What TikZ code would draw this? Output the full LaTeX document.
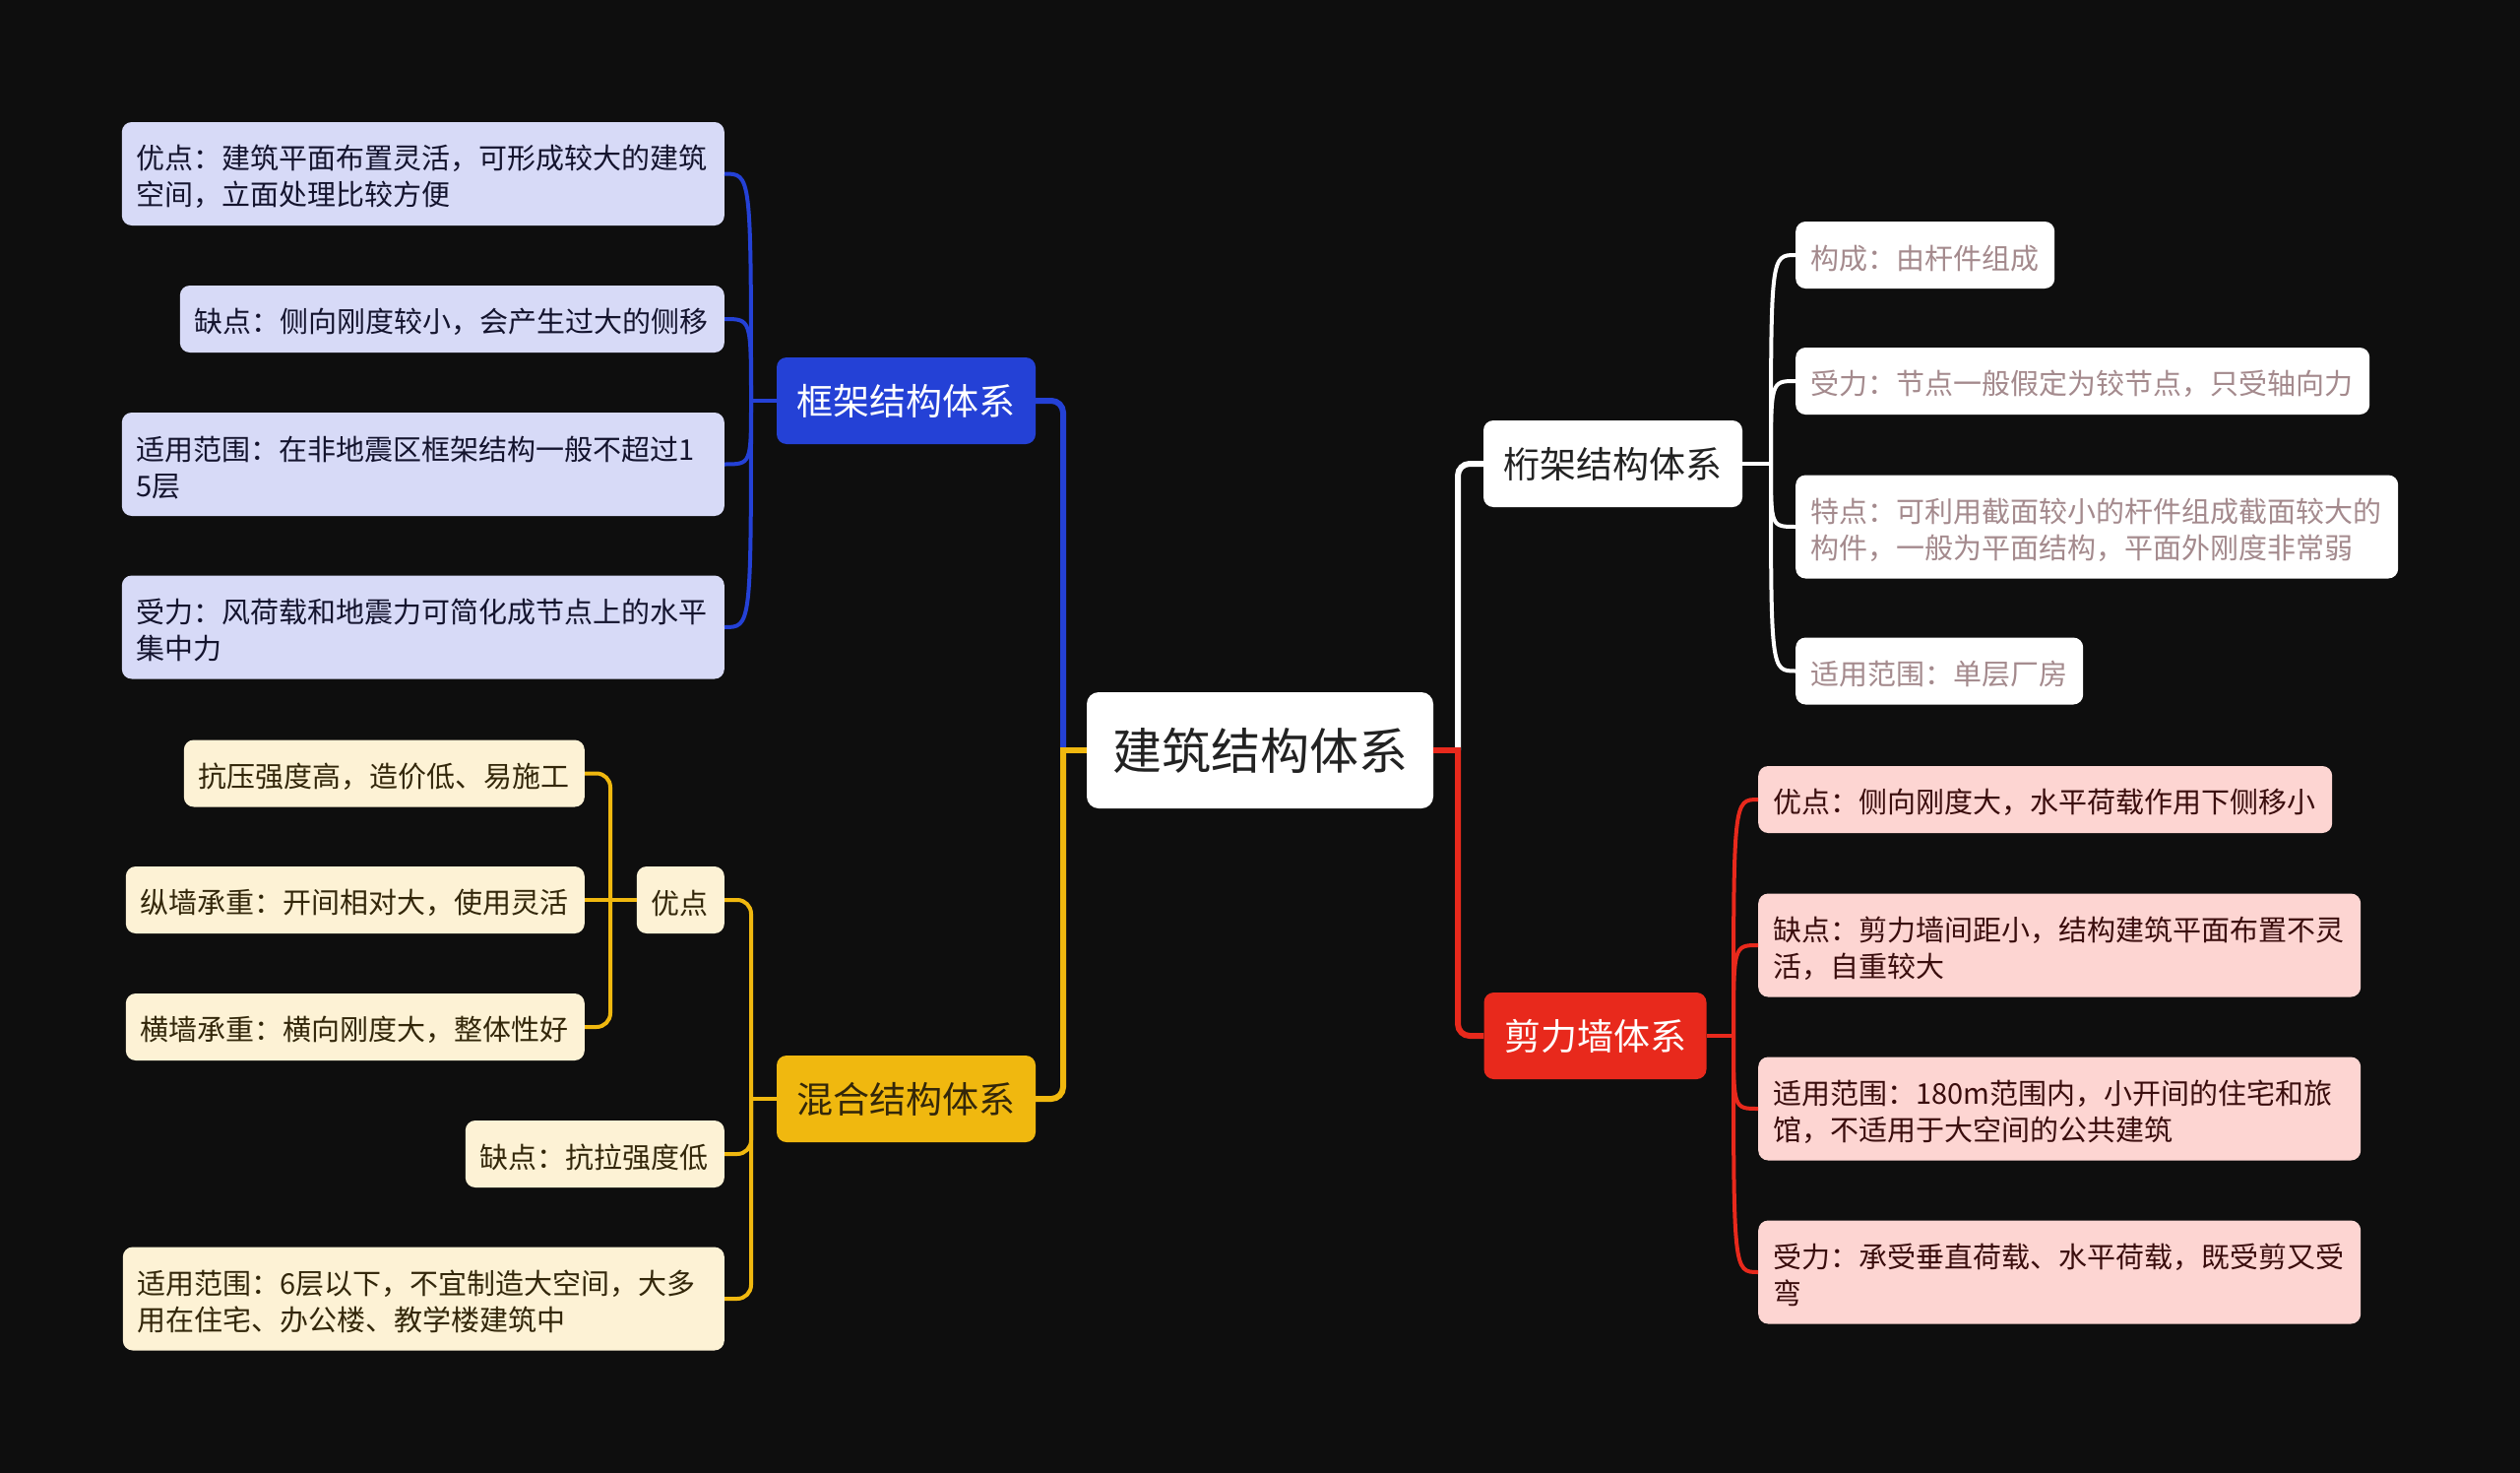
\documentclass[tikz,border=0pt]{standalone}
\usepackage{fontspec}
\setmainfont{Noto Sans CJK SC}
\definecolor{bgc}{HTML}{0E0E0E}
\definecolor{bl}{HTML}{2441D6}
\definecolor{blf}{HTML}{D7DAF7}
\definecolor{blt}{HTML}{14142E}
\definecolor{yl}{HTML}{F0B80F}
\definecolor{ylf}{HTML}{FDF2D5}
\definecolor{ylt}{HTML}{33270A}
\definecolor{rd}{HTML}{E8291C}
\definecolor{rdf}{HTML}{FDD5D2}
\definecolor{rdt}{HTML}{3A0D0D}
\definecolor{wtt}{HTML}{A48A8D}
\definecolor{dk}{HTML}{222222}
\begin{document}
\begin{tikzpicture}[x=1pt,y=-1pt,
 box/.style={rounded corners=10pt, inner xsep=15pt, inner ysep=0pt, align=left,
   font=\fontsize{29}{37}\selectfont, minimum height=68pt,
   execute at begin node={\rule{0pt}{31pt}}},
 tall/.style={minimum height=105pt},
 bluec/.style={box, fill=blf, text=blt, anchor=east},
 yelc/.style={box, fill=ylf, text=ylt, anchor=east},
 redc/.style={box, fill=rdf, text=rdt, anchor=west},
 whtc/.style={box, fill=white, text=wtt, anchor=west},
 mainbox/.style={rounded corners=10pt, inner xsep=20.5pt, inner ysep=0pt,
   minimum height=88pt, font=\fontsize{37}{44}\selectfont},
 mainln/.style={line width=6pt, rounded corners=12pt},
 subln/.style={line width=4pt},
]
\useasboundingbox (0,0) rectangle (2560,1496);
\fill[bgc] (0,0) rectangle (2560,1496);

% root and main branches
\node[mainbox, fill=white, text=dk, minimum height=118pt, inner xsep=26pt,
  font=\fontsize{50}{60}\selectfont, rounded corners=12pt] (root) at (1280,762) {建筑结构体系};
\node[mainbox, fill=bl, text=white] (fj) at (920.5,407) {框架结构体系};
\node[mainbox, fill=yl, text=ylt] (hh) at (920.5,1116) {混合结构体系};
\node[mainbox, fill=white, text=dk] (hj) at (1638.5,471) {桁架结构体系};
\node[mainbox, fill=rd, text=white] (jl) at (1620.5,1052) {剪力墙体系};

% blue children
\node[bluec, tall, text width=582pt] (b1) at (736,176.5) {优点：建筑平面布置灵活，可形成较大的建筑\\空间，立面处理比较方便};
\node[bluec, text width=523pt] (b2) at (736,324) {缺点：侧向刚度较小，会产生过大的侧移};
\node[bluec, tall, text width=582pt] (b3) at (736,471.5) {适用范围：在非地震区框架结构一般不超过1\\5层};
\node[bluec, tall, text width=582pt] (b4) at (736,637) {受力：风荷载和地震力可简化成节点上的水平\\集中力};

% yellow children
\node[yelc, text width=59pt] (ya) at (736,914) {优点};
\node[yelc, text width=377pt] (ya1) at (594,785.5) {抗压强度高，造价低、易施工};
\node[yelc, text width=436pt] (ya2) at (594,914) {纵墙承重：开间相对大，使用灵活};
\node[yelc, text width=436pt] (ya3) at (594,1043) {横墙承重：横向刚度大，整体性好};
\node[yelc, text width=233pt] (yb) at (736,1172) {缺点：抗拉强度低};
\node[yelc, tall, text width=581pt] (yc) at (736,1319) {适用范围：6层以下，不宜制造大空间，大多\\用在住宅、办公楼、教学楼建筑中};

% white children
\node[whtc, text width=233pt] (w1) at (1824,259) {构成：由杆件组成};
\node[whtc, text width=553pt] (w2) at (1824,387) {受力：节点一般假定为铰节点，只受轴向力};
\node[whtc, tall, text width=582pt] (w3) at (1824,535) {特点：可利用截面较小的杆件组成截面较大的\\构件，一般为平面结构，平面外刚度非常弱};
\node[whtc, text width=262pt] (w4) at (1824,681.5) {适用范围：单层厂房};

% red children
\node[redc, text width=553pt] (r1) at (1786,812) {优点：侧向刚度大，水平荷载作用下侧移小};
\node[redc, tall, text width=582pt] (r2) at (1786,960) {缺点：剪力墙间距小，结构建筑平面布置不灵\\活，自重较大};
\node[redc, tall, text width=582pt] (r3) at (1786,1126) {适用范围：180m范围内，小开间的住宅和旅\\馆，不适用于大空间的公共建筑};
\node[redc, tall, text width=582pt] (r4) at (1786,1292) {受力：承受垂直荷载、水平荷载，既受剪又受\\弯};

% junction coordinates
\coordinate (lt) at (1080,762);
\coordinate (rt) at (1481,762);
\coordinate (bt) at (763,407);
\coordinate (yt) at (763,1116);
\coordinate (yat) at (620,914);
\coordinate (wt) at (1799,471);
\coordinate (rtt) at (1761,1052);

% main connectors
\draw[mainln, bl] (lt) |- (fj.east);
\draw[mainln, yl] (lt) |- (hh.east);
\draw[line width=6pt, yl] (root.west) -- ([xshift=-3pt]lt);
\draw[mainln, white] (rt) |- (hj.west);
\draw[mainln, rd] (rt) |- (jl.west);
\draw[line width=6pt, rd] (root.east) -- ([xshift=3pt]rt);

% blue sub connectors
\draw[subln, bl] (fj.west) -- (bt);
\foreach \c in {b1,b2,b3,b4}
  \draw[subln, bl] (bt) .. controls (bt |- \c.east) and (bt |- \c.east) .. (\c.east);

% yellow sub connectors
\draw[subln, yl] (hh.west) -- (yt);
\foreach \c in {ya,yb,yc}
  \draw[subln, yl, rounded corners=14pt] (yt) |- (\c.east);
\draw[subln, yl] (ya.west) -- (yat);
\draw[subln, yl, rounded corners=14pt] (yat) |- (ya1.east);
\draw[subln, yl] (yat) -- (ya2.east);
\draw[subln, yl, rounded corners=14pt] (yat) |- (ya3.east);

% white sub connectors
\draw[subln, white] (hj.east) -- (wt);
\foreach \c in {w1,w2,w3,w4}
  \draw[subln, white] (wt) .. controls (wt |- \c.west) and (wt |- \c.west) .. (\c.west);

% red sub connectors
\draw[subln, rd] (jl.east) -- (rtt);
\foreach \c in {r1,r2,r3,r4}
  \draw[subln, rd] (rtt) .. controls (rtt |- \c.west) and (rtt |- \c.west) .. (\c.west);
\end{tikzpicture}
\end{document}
:::
_Goal of the exercise_
Write out an exact copy of the listing, first line through the line containing "fill=rd, text=white] (jl)", with the pictures left out.

_Response to the exercise_
What TikZ code would draw this? Output the full LaTeX document.
\documentclass[tikz,border=0pt]{standalone}
\usepackage{fontspec}
\setmainfont{Noto Sans CJK SC}
\definecolor{bgc}{HTML}{0E0E0E}
\definecolor{bl}{HTML}{2441D6}
\definecolor{blf}{HTML}{D7DAF7}
\definecolor{blt}{HTML}{14142E}
\definecolor{yl}{HTML}{F0B80F}
\definecolor{ylf}{HTML}{FDF2D5}
\definecolor{ylt}{HTML}{33270A}
\definecolor{rd}{HTML}{E8291C}
\definecolor{rdf}{HTML}{FDD5D2}
\definecolor{rdt}{HTML}{3A0D0D}
\definecolor{wtt}{HTML}{A48A8D}
\definecolor{dk}{HTML}{222222}
\begin{document}
\begin{tikzpicture}[x=1pt,y=-1pt,
 box/.style={rounded corners=10pt, inner xsep=15pt, inner ysep=0pt, align=left,
   font=\fontsize{29}{37}\selectfont, minimum height=68pt,
   execute at begin node={\rule{0pt}{31pt}}},
 tall/.style={minimum height=105pt},
 bluec/.style={box, fill=blf, text=blt, anchor=east},
 yelc/.style={box, fill=ylf, text=ylt, anchor=east},
 redc/.style={box, fill=rdf, text=rdt, anchor=west},
 whtc/.style={box, fill=white, text=wtt, anchor=west},
 mainbox/.style={rounded corners=10pt, inner xsep=20.5pt, inner ysep=0pt,
   minimum height=88pt, font=\fontsize{37}{44}\selectfont},
 mainln/.style={line width=6pt, rounded corners=12pt},
 subln/.style={line width=4pt},
]
\useasboundingbox (0,0) rectangle (2560,1496);
\fill[bgc] (0,0) rectangle (2560,1496);

% root and main branches
\node[mainbox, fill=white, text=dk, minimum height=118pt, inner xsep=26pt,
  font=\fontsize{50}{60}\selectfont, rounded corners=12pt] (root) at (1280,762) {建筑结构体系};
\node[mainbox, fill=bl, text=white] (fj) at (920.5,407) {框架结构体系};
\node[mainbox, fill=yl, text=ylt] (hh) at (920.5,1116) {混合结构体系};
\node[mainbox, fill=white, text=dk] (hj) at (1638.5,471) {桁架结构体系};
\node[mainbox, fill=rd, text=white] (jl) at (1620.5,1052) {剪力墙体系};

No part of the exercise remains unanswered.